Posted 8th March 2022

The House Project approach started with young people telling us that their leaving care experience was ‘shite’! Rather than trying to polish something that wasn’t working we needed to do something different. In recognising the value and resourcefulness of young people and their ability to be the architects of a system that could work for them we put them right at the heart of the decision making process. This was a challenge for young people and an even bigger challenge for professionals and the systems that they worked in. This played out in many ways but with an unstinting commitment to young people, the House Project journey began.  

For young people who had previously not been heard and would argue that they had no say or control over their lives it was necessary to put the scaffolding and support around them. Relational work was key to our approach and the Young People’s Steering Group was developed. Over time young people changed this language as it was ‘’too much like a youth club’’ and they were here to ‘’do things and change things’’. The Care Leavers National Movement  (CLNM) was born. Whilst this has become the platform for the amplification of the voice of young people we were also very conscious that we could not replicate the ‘professional’ user voice often seen in LAs and that it needed to engage and be representative of all young people in our community. To support this CLNM committed to undertaking Peer Evaluations.

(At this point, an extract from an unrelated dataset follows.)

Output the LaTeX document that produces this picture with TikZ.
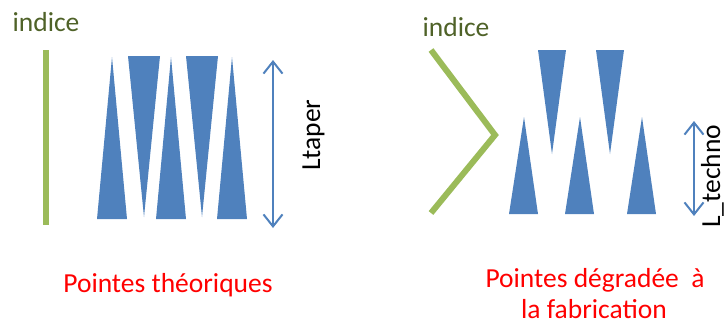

Last year young people were trained as Peer Evaluators. They completed their Evaluation and presented their findings to Conference in Manchester which they designed and delivered. This was picked up by Mark Riddell, National Implementation Adviser for Care Leavers and they were subsequently invited to share their report findings and recommendations with Will Quince, Minister for Children and Families. They were excited, articulate and passionate in their delivery as to how the House Project approach had supported them and how things needed to change for all young people leaving care. The Minister described the meeting as ‘informative’ and ‘inspirational’

All too often I hear the language that young people need a voice with justification as to why its the adults/professionals who know best and need to make all the decisions. This is not right. Young people are experts in how the care system works for them and let’s be clear, young people have a voice. The question is whether we want to hear it. And if we do, what are we going to do to enable it to be heard and what are we to do once it has been heard. Indeed it was Bryant McGill who said ‘’our children can be the greatest teachers if we are humble enough to receive their lessons’’. In the National House Project the voice of young people has driven our approach and the recommendations from the Peer Evaluation will inform our business plan for the next 12 months. Moreover, we have committed to working with young people to develop a peer mentoring programme across projects and an improved local health and wellbeing offer.  

We continue to be amazed and humbled by the insight, creativity and desire of young people to not only make the care system fairer for all but to improve it for all. Enabling their voice to be heard is critical to achieving this and on Monday 21st February, nine young people took the voice of the House Project community to Whitehall. We thank those involved who made this happen but now that they have been heard we wait to see the difference it makes.